Oddly, my grandkids seem to have active social lives, even with the ever present phones. But I know what you mean.its easy to get sucked into viewing an event through a camera lens and so missing the sheer joy of being there. Social media is great,but doesn’t replace actual relationships and communication. I have a photo of a family gathering and everyone in it is engrossed in their phone except my late husband, who looks as left out as he must have felt. It makes me sad even years later.
You’ve hit a thousand nails on the head with this post (not to be too cliche’). The numbing of individuals is eroding our values and culture. Who, better than authors, should lead the charge to recapture the social interactions, sensory impressions, authentic experiences from times before our collective obsession with computers? Thanks for this thoughtful and sincere post.
Wow, you are so right. I see myself in this article, and the pain I am in, over and over because other people don’t want to be around people that are struggling.
I definitely agree with you that many focus more on “documenting their vacation” than on actually enjoying it. There are definitely times where I don’t feel like taking pictures, and there have been times where I enjoyed taking them, but felt no desire to post them anywhere, and I think there’s something to be said for, as you say, not letting habits become “obligations”. A person may regularly attend trivia night, but even if they have nothing better to do, they always have the choice to just “not go”.
What’s more challenging for me is negative emotions. Sometimes I do need to express negative emotions, but there’s a fine line between “expressing” and “wallowing”. Sometimes I need to be angry, or sad, but I also need to “let go of it” rather than cling to it.
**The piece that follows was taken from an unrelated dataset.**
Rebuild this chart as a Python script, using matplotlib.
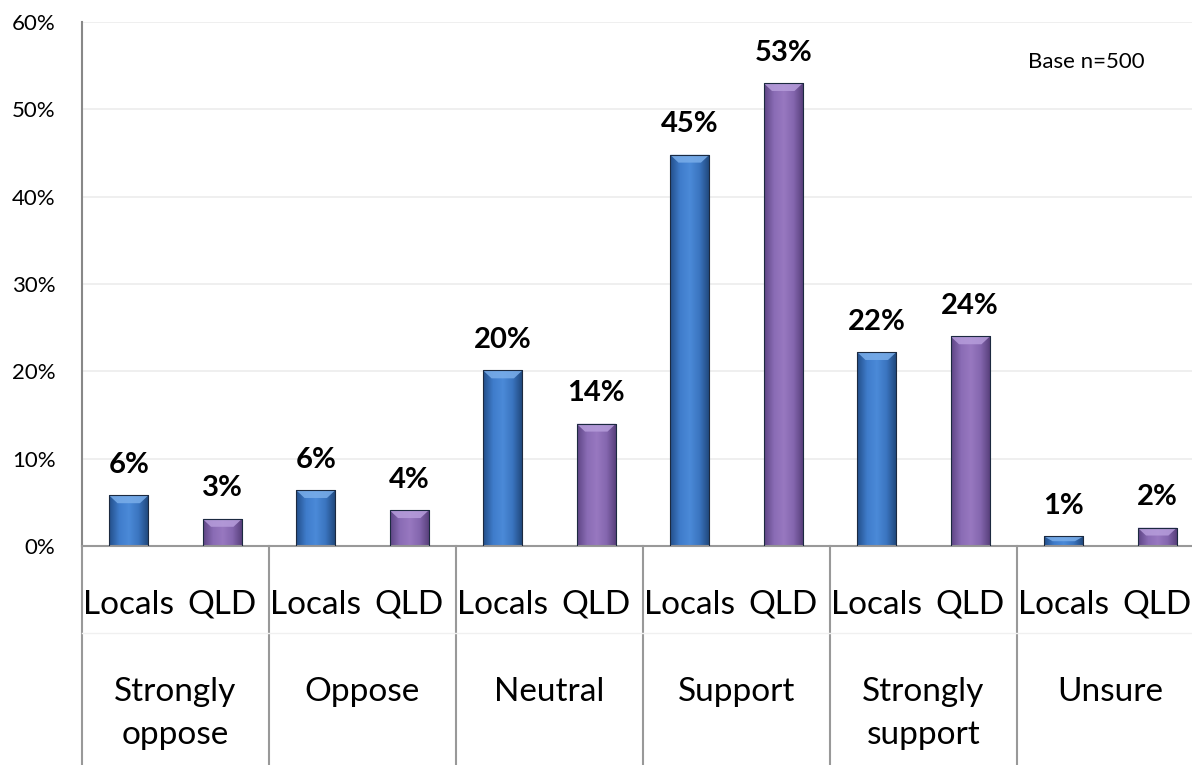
import numpy as np
import matplotlib.pyplot as plt
import matplotlib.transforms as mtransforms
from matplotlib.colors import LinearSegmentedColormap
from matplotlib.patches import Polygon

plt.rcParams['font.family'] = ['Lato', 'DejaVu Sans']

# dados
grupos = ['Strongly\noppose', 'Oppose', 'Neutral', 'Support', 'Strongly\nsupport', 'Unsure']
series = ['Locals', 'QLD']
locals_vals = [5.8, 6.4, 20.1, 44.8, 22.2, 1.1]
qld_vals = [3.1, 4.1, 14.0, 53.0, 24.0, 2.1]
locals_rotulos = ['6%', '6%', '20%', '45%', '22%', '1%']
qld_rotulos = ['3%', '4%', '14%', '53%', '24%', '2%']
yticks = [0, 10, 20, 30, 40, 50, 60]

W, H = 1192, 765
fig = plt.figure(figsize=(W / 100, H / 100), dpi=100)
ax_left, ax_bottom, ax_top = 82, 546, 22
ax = fig.add_axes([ax_left / W, (H - ax_bottom) / H, (W - ax_left) / W, (ax_bottom - ax_top) / H])

slot = 93.5
ax.set_xlim(0, (W - ax_left) / slot)
ax.set_ylim(0, 60)

cmap_azul = LinearSegmentedColormap.from_list('azul', ['#234f8a', '#3f7ccb', '#4b8ad8', '#3a74bf', '#1f4679'])
cmap_roxo = LinearSegmentedColormap.from_list('roxo', ['#5e4585', '#8a6cb5', '#9878c0', '#8466ae', '#553d78'])
topo_azul = '#7aaeea'
topo_roxo = '#b69ddb'

largura = 0.42
gradiente = np.linspace(0, 1, 64).reshape(1, -1)

def desenha_barras(xs, vals, cmap, cor_topo):
    barras = ax.bar(xs, vals, width=largura, color='none', edgecolor='#1c2a40', linewidth=0.8, zorder=3)
    for b in barras:
        x0 = b.get_x()
        x1 = x0 + b.get_width()
        h = b.get_height()
        im = ax.imshow(gradiente, cmap=cmap, aspect='auto', extent=(x0, x1, 0, h), zorder=2.5)
        im.set_clip_path(b)
        d = 0.09
        hb = min(0.9, h / 2)
        tri = Polygon([(x0, h), (x1, h), (x1 - d, h - hb), (x0 + d, h - hb)], closed=True,
                      facecolor=cor_topo, edgecolor='none', alpha=0.85, zorder=2.8)
        ax.add_patch(tri)
    return barras

n = len(grupos)
x_locals = [2 * i + 0.5 for i in range(n)]
x_qld = [2 * i + 1.5 for i in range(n)]
desenha_barras(x_locals, locals_vals, cmap_azul, topo_azul)
desenha_barras(x_qld, qld_vals, cmap_roxo, topo_roxo)

for x, v, r in zip(x_locals, locals_vals, locals_rotulos):
    ax.text(x, v + 2.0, r, ha='center', va='bottom', fontsize=21, fontweight='bold', zorder=4)
for x, v, r in zip(x_qld, qld_vals, qld_rotulos):
    ax.text(x, v + 2.0, r, ha='center', va='bottom', fontsize=21, fontweight='bold', zorder=4)

ax.set_yticks(yticks)
ax.set_yticklabels([f'{t}%' for t in yticks], fontsize=16)
ax.tick_params(axis='y', length=0, pad=19)
ax.yaxis.grid(True, color='#ececec', linewidth=1.2)
ax.set_axisbelow(True)
ax.set_xticks([])
for s in ['top', 'right']:
    ax.spines[s].set_visible(False)
ax.spines['left'].set_color('#888888')
ax.spines['left'].set_linewidth(1.5)
ax.spines['bottom'].set_color('#999999')
ax.spines['bottom'].set_linewidth(1.5)

fig.text(1145 / W, (H - 62) / H, 'Base n=500', ha='right', va='center', fontsize=16)

# eixo de categorias em dois niveis
trans = mtransforms.blended_transform_factory(ax.transData, fig.transFigure)
def fy(py):
    return (H - py) / H

for i in range(n + 1):
    ax.plot([2 * i, 2 * i], [fy(546), fy(765)], transform=trans, color='#999999', lw=1.5, clip_on=False)
ax.plot([0, ax.get_xlim()[1]], [fy(633), fy(633)], transform=trans, color='#f0f0f0', lw=1, clip_on=False)

for i, g in enumerate(grupos):
    ax.text(x_locals[i], fy(605), series[0], transform=trans, ha='center', va='center', fontsize=24)
    ax.text(x_qld[i], fy(605), series[1], transform=trans, ha='center', va='center', fontsize=24)
    for k, linha in enumerate(g.split('\n')):
        ax.text(2 * i + 1, fy(692 + 43 * k), linha, transform=trans, ha='center', va='center', fontsize=24)

fig.savefig('out.png', dpi=100)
I think a lot of it is the need for validation, the need to feel that it’s okay to be angry/sad, and that it’s not “a mistake” to feel it as intensely as I do.
I will admit, sometimes it does help for someone to “distract me” with something upbeat, and it feels good, like a nice emotional “salve” to numb the pain, but sometimes, yeah, it just needs to be felt.
As with a lot of things, I think people have a bad habit of getting into habits, of wanting the same answer to apply to every situation where a certain emotion or problem is present. But, at the end of the day, we are not machines, and emotions are not a science, in my opinion.
Thank you for this wonderful piece. Everything is so true and realistic. I’m glad that I was able to disconnect myself from social media which I find very stressful.